_Exercise goal_:
Copy out each line of the data holding "with".
╔══
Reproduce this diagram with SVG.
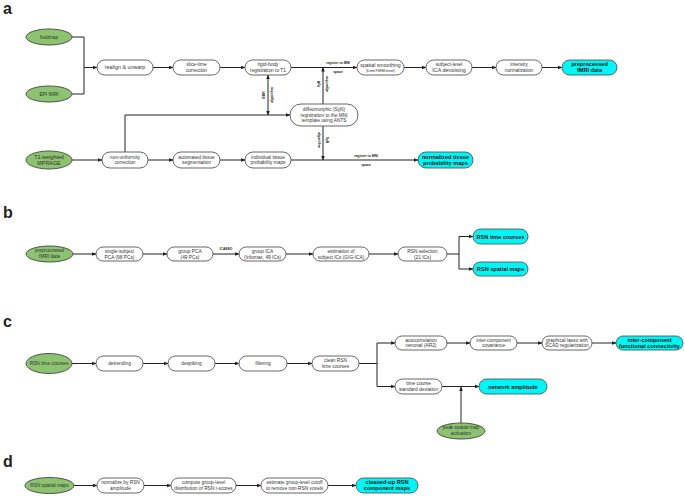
<svg xmlns="http://www.w3.org/2000/svg" width="685" height="500" viewBox="0 0 685 500">
<defs>
<style>
.bg{fill:#fff}
.box{fill:#fff;stroke:#555;stroke-width:0.9}
.out{fill:#00f6f6;stroke:#555;stroke-width:0.9}
.src{fill:#8cc270;stroke:#444;stroke-width:0.9}
.t{font-family:"Liberation Sans",Arial,sans-serif;font-size:4.8px;fill:#333;text-anchor:middle}
.tb{font-family:"Liberation Sans",Arial,sans-serif;font-size:5.6px;font-weight:bold;fill:#111;text-anchor:middle}
.ts{font-family:"Liberation Sans",Arial,sans-serif;font-size:3.4px;fill:#222;text-anchor:middle}
.tl{font-family:"Liberation Sans",Arial,sans-serif;font-size:3.4px;font-weight:bold;fill:#222;text-anchor:middle}
.hd{font-family:"Liberation Sans",Arial,sans-serif;font-size:16px;font-weight:bold;fill:#222}
.c{fill:none;stroke:#222;stroke-width:1}
</style>
<marker id="ah" viewBox="0 0 10 10" refX="9" refY="5" markerWidth="4.5" markerHeight="4.5" orient="auto"><path d="M0,1 L10,5 L0,9 Z" fill="#222"/></marker>
<marker id="as" viewBox="0 0 10 10" refX="1" refY="5" markerWidth="4.5" markerHeight="4.5" orient="auto"><path d="M10,1 L0,5 L10,9 Z" fill="#222"/></marker>
</defs>
<rect class="bg" width="685" height="500"/>

<text class="hd" x="3" y="14">a</text>
<text class="hd" x="3" y="218">b</text>
<text class="hd" x="3" y="327">c</text>
<text class="hd" x="3" y="467">d</text>

<g id="connectors">
<!-- panel a -->
<path class="c" d="M72,37 H84 V94 H72"/>
<path class="c" d="M84,67.5 H97" marker-end="url(#ah)"/>
<path class="c" d="M153,67.5 H173" marker-end="url(#ah)"/>
<path class="c" d="M220,67.5 H245" marker-end="url(#ah)"/>
<path class="c" d="M291,67.5 H357" marker-end="url(#ah)"/>
<path class="c" d="M404,67.5 H426" marker-end="url(#ah)"/>
<path class="c" d="M472,67.5 H496" marker-end="url(#ah)"/>
<path class="c" d="M542,67.5 H562" marker-end="url(#ah)"/>
<path class="c" d="M72,160 H102" marker-end="url(#ah)"/>
<path class="c" d="M148,160 H173" marker-end="url(#ah)"/>
<path class="c" d="M220,160 H245" marker-end="url(#ah)"/>
<path class="c" d="M291,160 H418" marker-end="url(#ah)"/>
<path class="c" d="M125,152 V115 H290" marker-end="url(#ah)"/>
<path class="c" d="M268,75 V115" marker-start="url(#as)" marker-end="url(#ah)"/>
<path class="c" d="M323,104 V67.5" marker-end="url(#ah)"/>
<path class="c" d="M323,126 V160" marker-end="url(#ah)"/>
<!-- panel b -->
<path class="c" d="M73,254 H96" marker-end="url(#ah)"/>
<path class="c" d="M143,254 H167" marker-end="url(#ah)"/>
<path class="c" d="M213,254 H239" marker-end="url(#ah)"/>
<path class="c" d="M286,254 H313" marker-end="url(#ah)"/>
<path class="c" d="M369,254 H398" marker-end="url(#ah)"/>
<path class="c" d="M447,254 H459 M459,236.5 V269"/>
<path class="c" d="M459,236.5 H473" marker-end="url(#ah)"/>
<path class="c" d="M459,269 H473" marker-end="url(#ah)"/>
<!-- panel c -->
<path class="c" d="M72,363.5 H96" marker-end="url(#ah)"/>
<path class="c" d="M143,363.5 H168" marker-end="url(#ah)"/>
<path class="c" d="M215,363.5 H239" marker-end="url(#ah)"/>
<path class="c" d="M287,363.5 H312" marker-end="url(#ah)"/>
<path class="c" d="M359,363.5 H377 M377,343 V386.5"/>
<path class="c" d="M377,343 H395" marker-end="url(#ah)"/>
<path class="c" d="M377,386.5 H395" marker-end="url(#ah)"/>
<path class="c" d="M447,343 H470" marker-end="url(#ah)"/>
<path class="c" d="M517,343 H542" marker-end="url(#ah)"/>
<path class="c" d="M592,343 H616" marker-end="url(#ah)"/>
<path class="c" d="M442,386.5 H479" marker-end="url(#ah)"/>
<path class="c" d="M461,423 V387" marker-end="url(#ah)"/>
<!-- panel d -->
<path class="c" d="M74,485.5 H97" marker-end="url(#ah)"/>
<path class="c" d="M144,485.5 H171" marker-end="url(#ah)"/>
<path class="c" d="M236,485.5 H261" marker-end="url(#ah)"/>
<path class="c" d="M328,485.5 H356" marker-end="url(#ah)"/>
</g>

<g id="connector-labels">
<text class="tl" x="338" y="64">register to MNI</text>
<text class="tl" x="338" y="73">space</text>
<text class="tl" x="366" y="157">register to MNI</text>
<text class="tl" x="366" y="166">space</text>
<text class="tl" transform="translate(265,95) rotate(-90)">BBR</text>
<text class="tl" transform="translate(273,95) rotate(-90)">algorithm</text>
<text class="tl" transform="translate(320,84) rotate(-90)">SyN</text>
<text class="tl" transform="translate(328,84) rotate(-90)">algorithm</text>
<text class="tl" transform="translate(318,140) rotate(90)">algorithm</text>
<text class="tl" transform="translate(326,140) rotate(90)">SyN</text>
<text class="tl" x="226" y="250">ICASSO</text>
</g>

<!-- panel a nodes -->
<g id="fieldmap"><ellipse class="src" cx="49" cy="37" rx="23" ry="8"/><text class="t" x="49" y="38.7">fieldmap</text></g>
<g id="epi-fmri"><ellipse class="src" cx="49" cy="94" rx="23" ry="8"/><text class="t" x="49" y="95.7">EPI fMRI</text></g>
<g id="t1-mprage"><ellipse class="src" cx="49" cy="160" rx="23" ry="9"/><text class="t" style="font-size:5.4px" x="49" y="158.5">T1-weighted</text><text class="t" style="font-size:5.4px" x="49" y="164.8">MPRAGE</text></g>
<g id="realign"><rect class="box" x="97" y="60" width="56" height="15" rx="7.5"/><text class="t" style="font-size:5.4px" x="125" y="69.4">realign &amp; unwarp</text></g>
<g id="slice-time"><rect class="box" x="173" y="60" width="47" height="15" rx="7.5"/><text class="t" x="196.5" y="66.3">slice-time</text><text class="t" x="196.5" y="72">correction</text></g>
<g id="rigid-body"><rect class="box" x="245" y="60" width="46" height="15" rx="7.5"/><text class="t" x="268" y="66.3">rigid-body</text><text class="t" x="268" y="72">registration to T1</text></g>
<g id="spatial-smoothing"><rect class="box" x="357" y="60" width="47" height="15" rx="7.5"/><text class="t" style="font-size:5.2px" x="380.5" y="67">spatial smoothing</text><text class="ts" style="font-size:3px" x="380.5" y="71.8">(6-mm FWHM kernel)</text></g>
<g id="ica-denoising"><rect class="box" x="426" y="60" width="46" height="15" rx="7.5"/><text class="t" x="449" y="66.3">subject-level</text><text class="t" style="font-size:5.4px" x="449" y="72.3">ICA denoising</text></g>
<g id="intensity"><rect class="box" x="496" y="60" width="46" height="15" rx="7.5"/><text class="t" x="519" y="66.3">intensity</text><text class="t" x="519" y="72">normalization</text></g>
<g id="preprocessed-fmri"><rect class="out" x="562" y="60" width="55" height="15" rx="7.5"/><text class="tb" x="589.5" y="66.3">preprocessed</text><text class="tb" x="589.5" y="72.4">fMRI data</text></g>
<g id="diffeomorphic"><rect class="box" x="290" y="104" width="68" height="22" rx="11"/><text class="t" x="324" y="111">diffeomorphic (SyN)</text><text class="t" x="324" y="116.6">registration to the MNI</text><text class="t" x="324" y="122.2">template using ANTS</text></g>
<g id="non-uniformity"><rect class="box" x="102" y="152" width="46" height="16" rx="8"/><text class="t" x="125" y="158.6">non-uniformity</text><text class="t" x="125" y="164.4">correction</text></g>
<g id="tissue-segmentation"><rect class="box" x="173" y="152" width="47" height="16" rx="8"/><text class="t" x="196.5" y="158.6">automated tissue</text><text class="t" x="196.5" y="164.4">segmentation</text></g>
<g id="tissue-probability"><rect class="box" x="245" y="152" width="46" height="16" rx="8"/><text class="t" x="268" y="158.6">individual tissue</text><text class="t" x="268" y="164.4">probability maps</text></g>
<g id="normalized-tissue"><rect class="out" x="418" y="152" width="55" height="16" rx="8"/><text class="tb" x="445.5" y="158.8">normalized tissue</text><text class="tb" x="445.5" y="165">probability maps</text></g>

<!-- panel b nodes -->
<g id="b-preprocessed"><ellipse class="src" cx="49.5" cy="254" rx="23.5" ry="8"/><text class="t" x="49.5" y="252.4">preprocessed</text><text class="t" x="49.5" y="258">fMRI data</text></g>
<g id="single-subject-pca"><rect class="box" x="96" y="247" width="47" height="14" rx="7"/><text class="t" x="119.5" y="253">single-subject</text><text class="t" x="119.5" y="258.6">PCA (98 PCs)</text></g>
<g id="group-pca"><rect class="box" x="167" y="247" width="46" height="14" rx="7"/><text class="t" x="190" y="253">group PCA</text><text class="t" x="190" y="258.6">(49 PCs)</text></g>
<g id="group-ica"><rect class="box" x="239" y="247" width="47" height="14" rx="7"/><text class="t" x="262.5" y="253">group ICA</text><text class="t" x="262.5" y="258.6">(Infomax, 49 ICs)</text></g>
<g id="subject-ics"><rect class="box" x="313" y="247" width="56" height="14" rx="7"/><text class="t" x="341" y="253">estimation of</text><text class="t" x="341" y="258.6">subject ICs (GIG-ICA)</text></g>
<g id="rsn-selection"><rect class="box" x="398" y="247" width="49" height="14" rx="7"/><text class="t" x="422.5" y="253">RSN selection</text><text class="t" x="422.5" y="258.6">(21 ICs)</text></g>
<g id="b-rsn-time"><rect class="out" x="473" y="229" width="55" height="15" rx="7.5"/><text class="tb" x="500.5" y="238.5">RSN time courses</text></g>
<g id="b-rsn-spatial"><rect class="out" x="473" y="262" width="55" height="14" rx="7"/><text class="tb" x="500.5" y="271">RSN spatial maps</text></g>

<!-- panel c nodes -->
<g id="c-rsn-time"><ellipse class="src" cx="49" cy="363.5" rx="23" ry="10"/><text class="t" x="49" y="365.2">RSN time courses</text></g>
<g id="detrending"><rect class="box" x="96" y="356" width="47" height="15" rx="7.5"/><text class="t" x="119.5" y="365.2">detrending</text></g>
<g id="despiking"><rect class="box" x="168" y="356" width="47" height="15" rx="7.5"/><text class="t" x="191.5" y="365.2">despiking</text></g>
<g id="filtering"><rect class="box" x="239" y="356" width="48" height="15" rx="7.5"/><text class="t" x="263" y="365.2">filtering</text></g>
<g id="clean-rsn"><rect class="box" x="312" y="356" width="47" height="15" rx="7.5"/><text class="t" x="335.5" y="362.3">clean RSN</text><text class="t" x="335.5" y="368">time courses</text></g>
<g id="autocorrelation"><rect class="box" x="395" y="336" width="52" height="14" rx="7"/><text class="t" x="421" y="341.8">autocorrelation</text><text class="t" x="421" y="347.4">removal (AR2)</text></g>
<g id="covariance"><rect class="box" x="470" y="336" width="47" height="14" rx="7"/><text class="t" x="493.5" y="341.8">inter-component</text><text class="t" x="493.5" y="347.4">covariance</text></g>
<g id="graphical-lasso"><rect class="box" x="542" y="336" width="50" height="14" rx="7"/><text class="t" x="567" y="341.8">graphical lasso with</text><text class="t" x="567" y="347.4">SCAD regularization</text></g>
<g id="functional-connectivity"><rect class="out" x="616" y="336" width="67" height="14" rx="7"/><text class="tb" x="649.5" y="341.8">inter-component</text><text class="tb" x="649.5" y="347.8">functional connectivity</text></g>
<g id="time-course-sd"><rect class="box" x="395" y="379" width="47" height="15" rx="7.5"/><text class="t" x="418.5" y="385.3">time course</text><text class="t" x="418.5" y="391">standard deviation</text></g>
<g id="network-amplitude"><rect class="out" x="479" y="379" width="68" height="15" rx="7.5"/><text class="tb" x="513" y="388.5">network amplitude</text></g>
<g id="peak-spatial"><ellipse class="src" cx="461" cy="431" rx="24" ry="8"/><text class="t" x="461" y="429.4">peak spatial map</text><text class="t" x="461" y="435">activation</text></g>

<!-- panel d nodes -->
<g id="d-rsn-spatial"><ellipse class="src" cx="49.5" cy="485.5" rx="24.5" ry="8"/><text class="t" x="49.5" y="487.2">RSN spatial maps</text></g>
<g id="normalize"><rect class="box" x="97" y="478" width="47" height="15" rx="7.5"/><text class="t" x="120.5" y="484.3">normalize by RSN</text><text class="t" x="120.5" y="490">amplitude</text></g>
<g id="group-distribution"><rect class="box" x="171" y="478" width="65" height="15" rx="7.5"/><text class="t" x="203.5" y="484.3">compute group-level</text><text class="t" x="203.5" y="490">distribution of RSN t-scores</text></g>
<g id="cutoff"><rect class="box" x="261" y="478" width="67" height="15" rx="7.5"/><text class="t" x="294.5" y="484.3">estimate group-level cutoff</text><text class="t" x="294.5" y="490">to remove non-RSN voxels</text></g>
<g id="cleaned-up"><rect class="out" x="356" y="478" width="62" height="15" rx="7.5"/><text class="tb" x="387" y="484.3">cleaned-up RSN</text><text class="tb" x="387" y="490.4">component maps</text></g>
</svg>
╚══
_Complete output_:
Reproduce this diagram with SVG.
<g id="graphical-lasso"><rect class="box" x="542" y="336" width="50" height="14" rx="7"/><text class="t" x="567" y="341.8">graphical lasso with</text><text class="t" x="567" y="347.4">SCAD regularization</text></g>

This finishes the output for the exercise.